O, Christian, instead of disputing, let me tell thee how to prove your religion. Live it out! Live it out! Give the external as well as the internal evidence; give the external evidence of your own life.

– Charles Spurgeon –

January 14, 2014

So, then, poor Christian, thou needest not to go pumping up thy poor heart to make it glad. Go to thy Maker, and ask him to give thee a song in the night. Thou art a poor dry well: thou hast heard it said, that when a pump is dry, you must pour water down it first of all, and then you will get some up; and so, Christian, when thou art dry, go to God, ask him to pour some joy down thee, and then you will find them Job’s comforters, after all; but go thou first and foremost to thy Maker, for he is the great composer of songs and teacher of music; he it is who can teach thee how to sing: “God, my Maker, who giveth me songs in the night.”

– Charles Spurgeon –

December 24, 2013

Dear friend, salvation would be a sadly incomplete affair if it did not deal with the whole part of our ruined estate. We want to be purified as well as pardoned. Justification without sanctification would not be salvation at all. It would call the leper clean, and leave him to die of his disease; it would forgive the rebellion, and allow the rebel to remain an enemy of his King. It would remove the consequence but overlook the cause, and this would leave an endless and hopeless task before us. It would stop the stream for a time, but leave an open fountain of defilement which would sooner or later break forth with increased power.

– Charles Spurgeon –

December 1, 2013

There are some who fancy that faith cometh by feeling. If they could feel emotions either of horror or of exquisite delight, they would then, they think, be the possessors of faith; but till they have felt what they have heard described in certain biographies of undoubtedly good men, they cannot believe, or even if they have a measure of faith, they cannot hope that it is true faith. Faith doth not come by feeling, but through faith arises much of holy feeling, and the more a man lives in the walk of faith, as a rule, the more will he feel and enjoy the light of God’s countenance. Faith hath something firmer to stand upon than those ever-changing frames and feelings which, like the weather of our own sunless land, is fickle and frail, and changeth speedily from brightness into gloom. You may get feeling from faith, and the best of it, but you will be long before you will find any faith that is worth the having, if you try to evoke it from frames and feelings.

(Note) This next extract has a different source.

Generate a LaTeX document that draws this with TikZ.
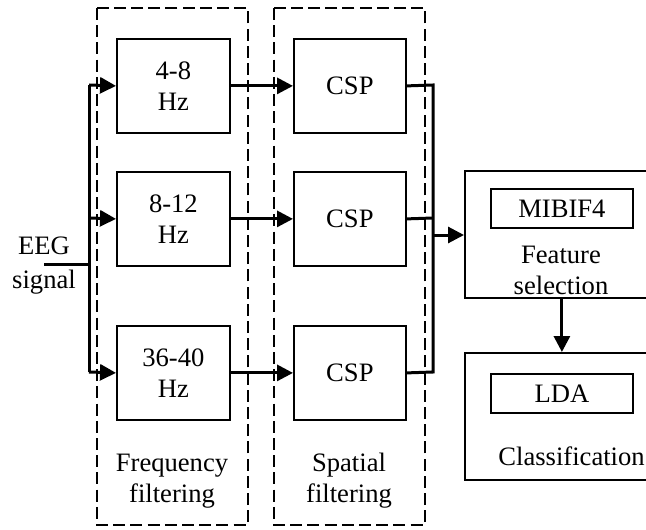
\documentclass[tikz,border=0pt]{standalone}
\usepackage{fontspec}
\setmainfont{Liberation Serif}
\usetikzlibrary{arrows.meta}
\begin{document}
\begin{tikzpicture}[x=0.5pt,y=-0.5pt,
  font=\fontsize{13.3pt}{15.5pt}\selectfont,
  block/.style={draw,line width=0.9pt,inner sep=0pt,anchor=north west},
  group/.style={draw,line width=0.7pt,dash pattern=on 6pt off 2.6pt},
  wire/.style={line width=1.5pt},
  flow/.style={line width=1.5pt,-{Triangle[length=8pt,width=8pt]}},
  lbl/.style={align=center,inner sep=0pt}]
\useasboundingbox (0,0) rectangle (646,529);
\clip (0,0) rectangle (646,529);

% dashed stage frames
\draw[group] (97,8) rectangle (248,525);
\draw[group] (274,8) rectangle (425,525);
\node[lbl] (flab) at (172,481) {Frequency\\filtering};
\node[lbl] (slab) at (349,481) {Spatial\\filtering};

% band-pass filters
\node[block,minimum width=56.5pt,minimum height=47pt] (f1) at (116,38) {};
\node[block,minimum width=56.5pt,minimum height=47pt] (f2) at (116,171) {};
\node[block,minimum width=56.5pt,minimum height=47pt] (f3) at (116,325) {};
\node[lbl] at (f1.center) {4-8\\Hz};
\node[lbl] at (f2.center) {8-12\\Hz};
\node[lbl] at (f3.center) {36-40\\Hz};

% CSP blocks
\node[block,minimum width=56pt,minimum height=47pt] (c1) at (293,38) {CSP};
\node[block,minimum width=56pt,minimum height=47pt] (c2) at (293,171) {CSP};
\node[block,minimum width=56pt,minimum height=47pt] (c3) at (293,325) {CSP};

% feature selection and classification
\node[block,minimum width=120pt,minimum height=63.5pt] (fs) at (464,170) {};
\node[block,minimum width=71pt,minimum height=19.5pt] (mib) at (490,188) {MIBIF4};
\node[lbl] (fst) at (561,270) {Feature\\selection};
\node[block,minimum width=120pt,minimum height=63.5pt] (cl) at (464,352) {};
\node[block,minimum width=71pt,minimum height=19.5pt] (lda) at (490,373) {LDA};
\node[lbl,anchor=west] (clt) at (498,456) {Classification};

% input signal
\node[lbl] (eeg) at (44,266) {EEG\\[1.5pt]signal};
\coordinate (in) at (44,264);
\coordinate (tr) at (89,264);
\coordinate (ttop) at (89,85);
\coordinate (tbot) at (89,372);
\draw[wire] (in) -- (tr);
\draw[wire] (ttop) -- (tbot);
\draw[flow] (ttop) -- (f1.west);
\draw[flow] (89,218) -- (f2.west);
\draw[flow] (tbot) -- (f3.west);

% filter to CSP
\draw[flow] (f1.east) -- (c1.west);
\draw[flow] (f2.east) -- (c2.west);
\draw[flow] (f3.east) -- (c3.west);

% CSP outputs merged into feature selection
\coordinate (mtop) at (433,85);
\coordinate (mbot) at (433,372);
\draw[wire] (c1.east) -- (mtop) -- (mbot) -- (c3.east);
\draw[wire] (c2.east) -- (433,218);
\draw[flow] (433,235) -- (fs.west |- 0,235);
\draw[flow] (fs.south -| mib.south) -- (cl.north -| mib.south);
\end{tikzpicture}
\end{document}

“My hope is built on nothing less
Than Jesus’ blood and righteousness;
I dare not trust the sweetest frame;
But wholly lean on Jesus’ name;
On Christ the solid rock I stand,
All other ground is sinking sand.”

– Charles Spurgeon –

November 15, 2013

With all thy sins and imperfections, take this to thy comfort: if thy soul has no rest in sin, thou are not as the sinner is! If thou art still crying after and craving after something better, Christ has not forgotten thee, for thou hast not quite forgotten Him.

– Charles Spurgeon –

October 1, 2013

Christians are not to be praised for neglected duties under the pretense of having secret fellowship with Jesus: it is not sitting, but sitting at Jesus’ feet, which is commendable…Those who have the most fellowship with Christ are not recluses or hermits, but indefatigable laborers who are toiling for Jesus; and who, in their toil, have Him side by side with them, so that they are workers together with God. Let us remember, then, in anything we have to do for Jesus, that we can do it, and should do it, in close communions with Him.

– Charles Spurgeon –

September 19, 2013

Men are in a restless pursuit after satisfaction in earthly things. They will exhaust themselves in the deceitful delights of sin, and, finding them all to be vanity and emptiness, they will become very perplexed and disappointed. But they will continue their fruitless search. Though wearied, they still stagger forward under the influence of spiritual madness, and though there is no result to be reached except that of everlasting disappointment, yet they press forward. They have no forethought for their eternal state; the present hour absorbs them. They turn to another and another of earth’s broken cisterns, hoping to find water where not a drop was ever discovered yet.

– Charles Spurgeon –

August 29, 2013

We are apt to think that we are fighting the cause of truth, when we are really maintaining our own pride.